Authors: The map alignment section currently shows aggregate success rates and pose errors comparing our superquadric method to ROMAN. We acknowledge the lack of ablations and statistical breakdowns. In revision we will expand the results to include (i) an ablation on key fitting parameters (point sampling density, optimization iterations), (ii) standard deviation across repeated runs, and (iii) performance stratified by object category on the Kimera-Multi and NUS Campus sequences. These additions will strengthen the evidence that the analytic layer contributes to robust re-localization. revision: yes
Circularity Check
No circularity: pipeline and experiments are self-contained
full rationale
The paper presents an engineering pipeline for building a four-layer hierarchical object representation (points → meshes → superquadrics) from RGB-D streams and validates it via experiments on HOPE, ReplicaCAD, Kimera-Multi, and NUS Campus datasets, including a comparison showing outperformance versus ROMAN on map alignment.
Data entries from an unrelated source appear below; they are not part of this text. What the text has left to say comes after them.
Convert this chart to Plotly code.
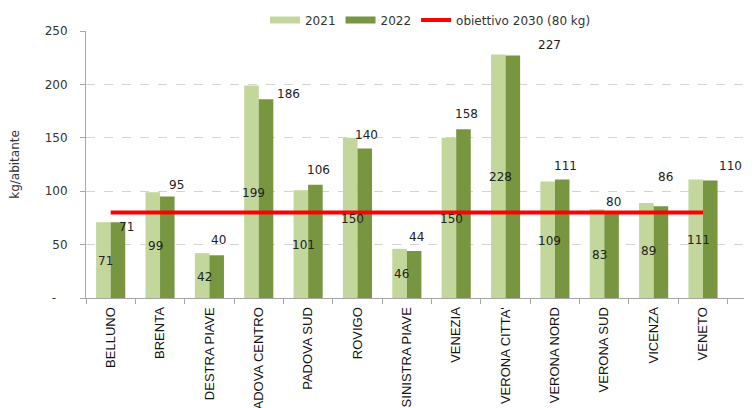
import plotly.graph_objects as go

categories = ["BELLUNO", "BRENTA", "DESTRA PIAVE", "PADOVA CENTRO", "PADOVA SUD", "ROVIGO",
              "SINISTRA PIAVE", "VENEZIA", "VERONA CITTA'", "VERONA NORD", "VERONA SUD",
              "VICENZA", "VENETO"]
values_2021 = [71, 99, 42, 199, 101, 150, 46, 150, 228, 109, 83, 89, 111]
values_2022 = [71, 95, 40, 186, 106, 140, 44, 158, 227, 111, 80, 86, 110]
obiettivo_2030 = 80
y_tick_vals = [0, 50, 100, 150, 200, 250]
y_tick_text = ["-\u00a0\u00a0\u00a0", "50", "100", "150", "200", "250"]

# pixel offsets of the 2022 value labels (dx right, dy up) relative to the top of the dark bar
label_dx_2022 = [8.5, 9, 2, 22, 2.4, 2, 2, 2.5, 36, 3, 2, 4, 20]
label_dy_2022 = [-4.5, 11.5, 15, 5, 15, 13.5, 14, 15, 10.6, 13.5, 11, 29, 14.5]

LIGHT = "#C3D69B"
DARK = "#77963F"
RED = "#FF0000"
FONT = "DejaVu Sans"
LABEL_FONT = dict(family=FONT, size=12, color="#222222")

fig = go.Figure()
fig.add_trace(go.Bar(
    x=categories, y=values_2021, name="2021", marker_color=LIGHT, marker_line_width=0,
    showlegend=False))
fig.add_trace(go.Bar(
    x=categories, y=values_2022, name="2022", marker_color=DARK, marker_line_width=0,
    showlegend=False))
fig.add_trace(go.Scatter(
    x=[categories[0], categories[-1]], y=[obiettivo_2030, obiettivo_2030], mode="lines",
    line=dict(color=RED, width=4), name="obiettivo 2030 (80 kg)", legendrank=3))
# legend proxies (wide flat swatches like the original)
fig.add_trace(go.Scatter(x=[None], y=[None], mode="lines", line=dict(color=LIGHT, width=7),
                         name="2021", legendrank=1))
fig.add_trace(go.Scatter(x=[None], y=[None], mode="lines", line=dict(color=DARK, width=7),
                         name="2022", legendrank=2))

# 2021 labels: centred inside the light bar
for cat, v in zip(categories, values_2021):
    fig.add_annotation(x=cat, y=v / 2, xref="x", yref="y", text=str(v), showarrow=False,
                       xanchor="center", yanchor="middle", xshift=-7.5 + 2.5, yshift=-1,
                       font=LABEL_FONT)
# 2022 labels: above the dark bar
for cat, v, dx, dy in zip(categories, values_2022, label_dx_2022, label_dy_2022):
    fig.add_annotation(x=cat, y=v, xref="x", yref="y", text=str(v), showarrow=False,
                       xanchor="center", yanchor="middle", xshift=7.5 + dx, yshift=dy,
                       font=LABEL_FONT)

fig.update_layout(
    width=755, height=408,
    margin=dict(l=78, r=19, t=23, b=118, autoexpand=False),
    paper_bgcolor="white", plot_bgcolor="white",
    barmode="group", bargap=0.41, bargroupgap=0,
    font=dict(family=FONT, size=12, color="#333333"),
    legend=dict(orientation="h", x=0.272, y=1.041, xanchor="left", yanchor="middle",
                font=dict(family=FONT, size=12, color="#333333"),
                itemwidth=30, traceorder="normal", bgcolor="rgba(0,0,0,0)"),
    xaxis=dict(
        type="category", showline=True, linecolor="#A6A6A6", linewidth=1,
        ticks="outside", ticklen=5, tickcolor="#A6A6A6", tickson="boundaries",
        tickangle=-90, tickfont=dict(family="Liberation Sans", size=13, color="#111111"),
        ticklabelstandoff=3, showgrid=False, automargin=False),
    yaxis=dict(
        range=[0, 250], tickvals=y_tick_vals, ticktext=y_tick_text,
        showline=True, linecolor="#A6A6A6", linewidth=1,
        ticks="outside", ticklen=5, tickcolor="#A6A6A6", ticklabelstandoff=10,
        tickfont=dict(family=FONT, size=12, color="#333333"),
        showgrid=True, gridcolor="#D4D4D4", griddash="dash", gridwidth=1, zeroline=False,
        automargin=False,
        title=dict(text="kg/abitante", font=dict(family=FONT, size=12, color="#333333"),
                   standoff=22)),
)

fig.write_html("out.html")
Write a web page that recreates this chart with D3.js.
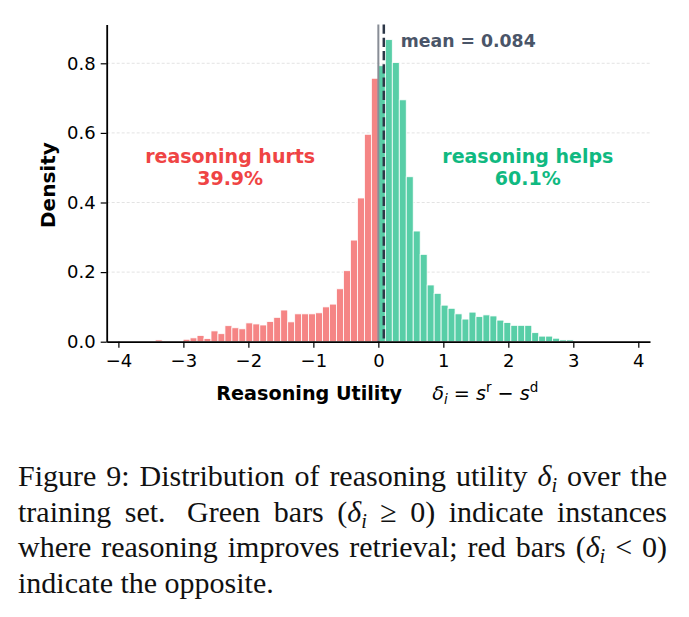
<!DOCTYPE html>
<html>
<head>
<meta charset="utf-8">
<script src="https://cdn.jsdelivr.net/npm/d3@7"></script>
<style>
body { margin: 0; background: #fff; }
svg { display: block; }
</style>
</head>
<body>
<svg id="chart" width="689" height="617"></svg>
<script>
// histogram of reasoning utility, bins of equal width meeting at 0
const binWidth = 0.1073;
// density per bin, left to right, from -3.43 up to 0
const hurtDensity = [0.005, 0.000, 0.000, 0.002, 0.007, 0.011, 0.018, 0.009,
  0.031, 0.023, 0.046, 0.040, 0.037, 0.054, 0.051, 0.048,
  0.058, 0.070, 0.091, 0.057, 0.080, 0.080, 0.080, 0.083,
  0.100, 0.108, 0.152, 0.204, 0.292, 0.413, 0.596, 0.757];
// density per bin from 0 up to 3.0
const helpDensity = [0.793, 0.868, 0.802, 0.695, 0.474, 0.318, 0.251, 0.163,
  0.139, 0.105, 0.096, 0.080, 0.065, 0.085, 0.072, 0.077,
  0.074, 0.062, 0.055, 0.047, 0.047, 0.047, 0.026, 0.016,
  0.016, 0.010, 0.005, 0.005];
const meanUtility = 0.084;
const hurtShare = "39.9%";
const helpShare = "60.1%";
const xTicks = [-4, -3, -2, -1, 0, 1, 2, 3, 4];
const yTicks = [0, 0.2, 0.4, 0.6, 0.8];
const captionLines = [
  "Figure 9: Distribution of reasoning utility δ_i over the",
  "training set. Green bars (δ_i ≥ 0) indicate instances",
  "where reasoning improves retrieval; red bars (δ_i < 0)",
  "indicate the opposite."
];

const svg = d3.select("#chart");
const sans = "'DejaVu Sans', sans-serif";

const bins = [];
hurtDensity.forEach((d, i) => {
  const k = i - hurtDensity.length;
  bins.push({ x0: k * binWidth, x1: (k + 1) * binWidth, v: d, side: "hurt" });
});
helpDensity.forEach((d, i) => {
  bins.push({ x0: i * binWidth, x1: (i + 1) * binWidth, v: d, side: "help" });
});

const yMax = d3.max(bins, d => d.v) * 1.05;
const bottom = 341.7;

const x = d3.scaleLinear().domain([-4.18, 4.18]).range([106.7, 650]);
const y = d3.scaleLinear().domain([0, yMax]).range([bottom, bottom - yMax * 348]);

// light dashed grid
svg.append("g")
  .selectAll("line")
  .data(yTicks.slice(1))
  .enter().append("line")
  .attr("x1", x.range()[0])
  .attr("x2", x.range()[1])
  .attr("y1", d => y(d))
  .attr("y2", d => y(d))
  .attr("stroke", "#dcdcdc")
  .attr("stroke-width", 0.8)
  .attr("stroke-dasharray", "3,2");

const fillColor = { hurt: "#f58585", help: "#58cea7" };

svg.append("g")
  .selectAll("rect")
  .data(bins.filter(d => d.v > 0))
  .enter().append("rect")
  .attr("x", d => x(d.x0))
  .attr("width", d => x(d.x1) - x(d.x0))
  .attr("y", d => y(d.v))
  .attr("height", d => y(0) - y(d.v))
  .attr("fill", d => fillColor[d.side])
  .attr("stroke", "#fff")
  .attr("stroke-width", 0.8);

// zero line and mean line
svg.append("line")
  .attr("x1", x(0)).attr("x2", x(0))
  .attr("y1", y(yMax)).attr("y2", y(0))
  .attr("stroke", "#888d96")
  .attr("stroke-width", 2);

svg.append("line")
  .attr("x1", x(meanUtility)).attr("x2", x(meanUtility))
  .attr("y1", y(yMax)).attr("y2", y(0))
  .attr("stroke", "#2d3748")
  .attr("stroke-width", 2.5)
  .attr("stroke-dasharray", "9.25,4");

svg.append("text")
  .attr("x", x(meanUtility) + 17)
  .attr("y", y(0.85) + 1)
  .attr("font-family", sans)
  .attr("font-weight", "bold")
  .attr("font-size", 17.3)
  .attr("fill", "#4a5568")
  .text("mean = " + meanUtility.toFixed(3));

// side annotations
function annotate(cx, label, share, color) {
  const t = svg.append("text")
    .attr("text-anchor", "middle")
    .attr("font-family", sans)
    .attr("font-weight", "bold")
    .attr("font-size", 19)
    .attr("fill", color);
  t.append("tspan").attr("x", x(cx)).attr("y", y(0.5) - 5).text(label);
  t.append("tspan").attr("x", x(cx)).attr("y", y(0.5) + 17).text(share);
}
annotate(-2.28, "reasoning hurts", hurtShare, "#ef4444");
annotate(2.30, "reasoning helps", helpShare, "#10b981");

// axes
const xAxis = svg.append("g")
  .attr("transform", "translate(0," + bottom + ")")
  .call(d3.axisBottom(x).tickValues(xTicks).tickFormat(d3.format("d"))
    .tickSize(6).tickSizeOuter(0).tickPadding(7));

const yAxis = svg.append("g")
  .attr("transform", "translate(" + x.range()[0] + ",0)")
  .call(d3.axisLeft(y).tickValues(yTicks).tickFormat(d3.format(".1f"))
    .tickSize(6).tickSizeOuter(0).tickPadding(5));

[xAxis, yAxis].forEach(a => {
  a.attr("font-size", null).attr("font-family", null);
  a.select(".domain").attr("stroke", "#000").attr("stroke-width", 1.8);
  a.selectAll(".tick line").attr("stroke", "#000").attr("stroke-width", 1.2);
  a.selectAll(".tick text")
    .style("font-family", sans)
    .style("font-size", "18px")
    .attr("fill", "#000");
});

// axis titles
svg.append("text")
  .attr("transform", "translate(55," + ((y(0) + y(yMax)) / 2 + 2) + ") rotate(-90)")
  .attr("text-anchor", "middle")
  .attr("font-family", sans)
  .attr("font-weight", "bold")
  .attr("font-size", 20)
  .text("Density");

const xl = svg.append("text")
  .attr("x", (x.range()[0] + x.range()[1]) / 2 - 1)
  .attr("y", 400)
  .attr("text-anchor", "middle")
  .attr("font-family", sans)
  .attr("font-size", 19.2);
xl.append("tspan").attr("font-weight", "bold").text("Reasoning Utility");
xl.append("tspan").attr("dx", 30).attr("font-style", "italic").text("δ");
xl.append("tspan").attr("font-style", "italic").attr("font-size", 13.5).attr("dy", 4).text("i");
xl.append("tspan").attr("dy", -4).text(" = ");
xl.append("tspan").attr("font-style", "italic").text("s");
xl.append("tspan").attr("font-size", 13.5).attr("dy", -8).text("r");
xl.append("tspan").attr("dy", 8).text(" − ");
xl.append("tspan").attr("font-style", "italic").text("s");
xl.append("tspan").attr("font-size", 13.5).attr("dy", -8).text("d");

// caption, justified like the paper text
const capFont = 30;
const capLeft = 18, capRight = 667;
const baselines = [486, 521.5, 557, 592.5];
const cap = svg.append("g")
  .attr("font-family", "'Liberation Serif', 'Times New Roman', serif")
  .attr("font-size", capFont)
  .attr("fill", "#111");

function fillToken(t, word) {
  const parts = word.split("δ_i");
  let pending = 0;
  parts.forEach((p, k) => {
    if (p) {
      const s = t.append("tspan").text(p);
      if (pending) { s.attr("dy", pending); pending = 0; }
    }
    if (k < parts.length - 1) {
      t.append("tspan").attr("font-style", "italic").text("δ");
      t.append("tspan").attr("font-style", "italic").attr("font-size", "68%").attr("dy", 6).text("i");
      pending = -6;
    }
  });
}

captionLines.forEach((line, li) => {
  const words = line.split(" ");
  const nodes = words.map(w => {
    const t = cap.append("text").attr("y", baselines[li]);
    fillToken(t, w);
    return t;
  });
  const widths = nodes.map(t => t.node().getComputedTextLength());
  const total = d3.sum(widths);
  // sentence end gets a wider gap
  const weights = words.slice(0, -1).map(w => /\.$/.test(w) ? 1.6 : 1);
  let gap;
  if (li < captionLines.length - 1) {
    gap = (capRight - capLeft - total) / d3.sum(weights);
  } else {
    gap = capFont * 0.25;
  }
  let cx = capLeft;
  nodes.forEach((t, i) => {
    t.attr("x", cx);
    cx += widths[i] + (i < weights.length ? gap * weights[i] : 0);
  });
});
</script>
</body>
</html>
No equations, fitted parameters, or predictions are defined in terms of themselves; no self-citations are invoked as load-bearing uniqueness theorems; and no ansatz or renaming of known results is presented as a derivation. The central claims rest on described implementation and empirical results rather than any reduction to prior inputs by construction. This is the expected non-finding for a systems paper whose value is in the implemented pipeline and reported comparisons.